Problem requirements:
Write the lines out again, from the top of the material to the line containing "14.8, 13.2, 12.3, 11.2, 12.9, 12.4, 11.9, 12.9, 10.9];", pictures excluded.

Data section:
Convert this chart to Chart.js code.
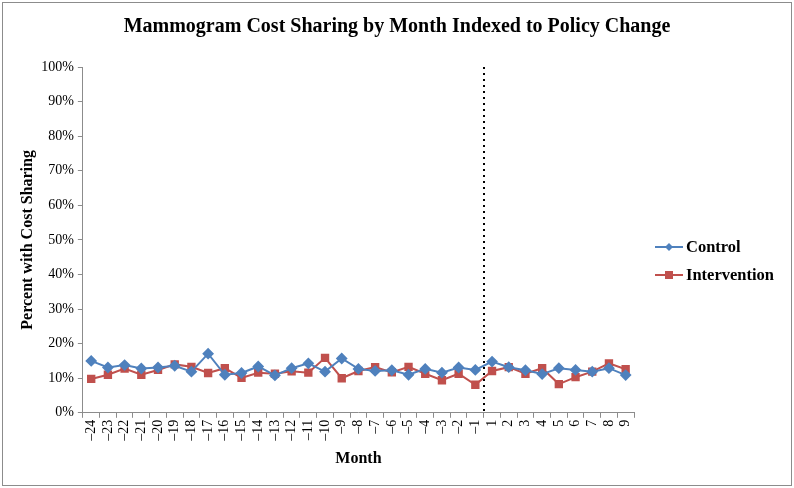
<!DOCTYPE html>
<html>
<head>
<meta charset="utf-8">
<script src="https://cdn.jsdelivr.net/npm/chart.js@4"></script>
<style>
    html, body { margin: 0; padding: 0; background: #fff; }
    #wrap { position: relative; width: 794px; height: 488px; }
</style>
</head>
<body>
<div id="wrap"><canvas id="grafico" width="794" height="488"></canvas></div>
<script>
// months indexed to policy change (no month 0)
const meses = ['–24', '–23', '–22', '–21', '–20', '–19', '–18', '–17', '–16', '–15', '–14', '–13',
    '–12', '–11', '–10', '–9', '–8', '–7', '–6', '–5', '–4', '–3', '–2', '–1',
    '1', '2', '3', '4', '5', '6', '7', '8', '9'];

const controle = [15.0, 13.1, 13.8, 12.8, 13.1, 13.6, 11.9, 17.1, 11.0, 11.5, 13.4, 10.8,
    12.9, 14.3, 11.9, 15.7, 12.7, 12.1, 12.3, 11.0, 12.7, 11.6, 13.1, 12.4,
    14.8, 13.2, 12.3, 11.2, 12.9, 12.4, 11.9, 12.9, 10.9];

const intervencao = [9.8, 11.0, 12.8, 11.0, 12.4, 14.0, 13.3, 11.5, 12.9, 10.1, 11.6, 11.3,
    12.0, 11.6, 15.9, 10.0, 12.1, 13.2, 11.7, 13.3, 11.3, 9.4, 11.3, 8.1,
    12.1, 13.2, 11.3, 12.9, 8.3, 10.3, 11.9, 14.3, 12.6];

const ticksY = [0, 10, 20, 30, 40, 50, 60, 70, 80, 90, 100];

const titulo = 'Mammogram Cost Sharing by Month Indexed to Policy Change';

// index after which the policy changes
const indiceMudanca = 23;

const fonte = '"Liberation Serif", "Times New Roman", serif';
const azul = '#4F81BD';
const vermelho = '#C0504D';

// border, title, dotted line and legend
const extras = {
    id: 'extras',
    beforeDraw(chart) {
        const ctx = chart.ctx;
        ctx.save();
        ctx.strokeStyle = '#8c8c8c';
        ctx.lineWidth = 1;
        ctx.strokeRect(2.5, 2.5, 789, 483);

        ctx.fillStyle = '#000';
        ctx.font = 'bold 20px ' + fonte;
        ctx.textAlign = 'center';
        ctx.textBaseline = 'middle';
        ctx.fillText(titulo, 397, 27);
        ctx.restore();
    },
    afterDatasetsDraw(chart) {
        const ctx = chart.ctx;
        const x = chart.scales.x;
        const area = chart.chartArea;
        const px = (x.getPixelForValue(indiceMudanca) + x.getPixelForValue(indiceMudanca + 1)) / 2;

        ctx.save();
        ctx.strokeStyle = '#000';
        ctx.lineWidth = 2;
        ctx.setLineDash([2, 4]);
        ctx.beginPath();
        ctx.moveTo(Math.round(px), area.top);
        ctx.lineTo(Math.round(px), area.bottom);
        ctx.stroke();
        ctx.restore();

        // legend
        const itens = chart.data.datasets;
        const lx = 655;
        let ly = 247;
        ctx.save();
        itens.forEach(ds => {
            ctx.strokeStyle = ds.borderColor;
            ctx.lineWidth = 2;
            ctx.beginPath();
            ctx.moveTo(lx, ly);
            ctx.lineTo(lx + 28, ly);
            ctx.stroke();
            ctx.fillStyle = ds.backgroundColor;
            if (ds.pointStyle === 'rectRot') {
                ctx.beginPath();
                ctx.moveTo(lx + 14, ly - 4);
                ctx.lineTo(lx + 18, ly);
                ctx.lineTo(lx + 14, ly + 4);
                ctx.lineTo(lx + 10, ly);
                ctx.closePath();
                ctx.fill();
            } else {
                ctx.fillRect(lx + 10, ly - 4, 8, 8);
            }
            ctx.fillStyle = '#000';
            ctx.font = 'bold 16.5px ' + fonte;
            ctx.textBaseline = 'middle';
            ctx.fillText(ds.label, lx + 31, ly + 1);
            ly += 28;
        });
        ctx.restore();
    }
};

document.addEventListener("DOMContentLoaded", function () {
    const canvas = document.getElementById('grafico');

    new Chart(canvas.getContext('2d'), {
        type: 'line',
        data: {
            labels: meses,
            datasets: [
                {
                    label: 'Control',
                    data: controle,
                    borderColor: azul,
                    backgroundColor: azul,
                    borderWidth: 2,
                    pointStyle: 'rectRot',
                    pointRadius: 4.5,
                    pointHoverRadius: 4.5,
                    tension: 0
                },
                {
                    label: 'Intervention',
                    data: intervencao,
                    borderColor: vermelho,
                    backgroundColor: vermelho,
                    borderWidth: 2,
                    pointStyle: 'rect',
                    pointRadius: 4.5,
                    pointHoverRadius: 4.5,
                    tension: 0
                }
            ]
        },
        options: {
            responsive: false,
            animation: false,
            layout: {
                padding: { left: 16, right: 160, top: 67, bottom: 16 }
            },
            plugins: {
                legend: { display: false },
                tooltip: { enabled: false },
                title: { display: false }
            },
            scales: {
                x: {
                    offset: true,
                    grid: {
                        offset: true,
                        drawOnChartArea: false,
                        drawTicks: true,
                        tickLength: 5,
                        color: '#8c8c8c'
                    },
                    border: { color: '#8c8c8c', width: 1 },
                    ticks: {
                        color: '#000',
                        font: { family: fonte, size: 14 },
                        minRotation: 90,
                        maxRotation: 90,
                        autoSkip: false,
                        padding: 2
                    },
                    title: {
                        display: true,
                        text: 'Month',
                        color: '#000',
                        font: { family: fonte, size: 16, weight: 'bold' },
                        padding: { top: 6 }
                    }
                },
                y: {
                    min: 0,
                    max: 100,
                    afterBuildTicks: function (axis) {
                        axis.ticks = ticksY.map(v => ({ value: v }));
                    },
                    grid: {
                        drawOnChartArea: false,
                        drawTicks: true,
                        tickLength: 5,
                        color: '#8c8c8c'
                    },
                    border: { color: '#8c8c8c', width: 1 },
                    ticks: {
                        color: '#000',
                        font: { family: fonte, size: 14 },
                        padding: 4,
                        callback: function (value) {
                            return value + '%';
                        }
                    },
                    title: {
                        display: true,
                        text: 'Percent with Cost Sharing',
                        color: '#000',
                        font: { family: fonte, size: 16, weight: 'bold' },
                        padding: { top: 2, bottom: 0 }
                    }
                }
            }
        },
        plugins: [extras]
    });
});
</script>
</body>
</html>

Solution:
Convert this chart to Chart.js code.
<!DOCTYPE html>
<html>
<head>
<meta charset="utf-8">
<script src="https://cdn.jsdelivr.net/npm/chart.js@4"></script>
<style>
    html, body { margin: 0; padding: 0; background: #fff; }
    #wrap { position: relative; width: 794px; height: 488px; }
</style>
</head>
<body>
<div id="wrap"><canvas id="grafico" width="794" height="488"></canvas></div>
<script>
// months indexed to policy change (no month 0)
const meses = ['–24', '–23', '–22', '–21', '–20', '–19', '–18', '–17', '–16', '–15', '–14', '–13',
    '–12', '–11', '–10', '–9', '–8', '–7', '–6', '–5', '–4', '–3', '–2', '–1',
    '1', '2', '3', '4', '5', '6', '7', '8', '9'];

const controle = [15.0, 13.1, 13.8, 12.8, 13.1, 13.6, 11.9, 17.1, 11.0, 11.5, 13.4, 10.8,
    12.9, 14.3, 11.9, 15.7, 12.7, 12.1, 12.3, 11.0, 12.7, 11.6, 13.1, 12.4,
    14.8, 13.2, 12.3, 11.2, 12.9, 12.4, 11.9, 12.9, 10.9];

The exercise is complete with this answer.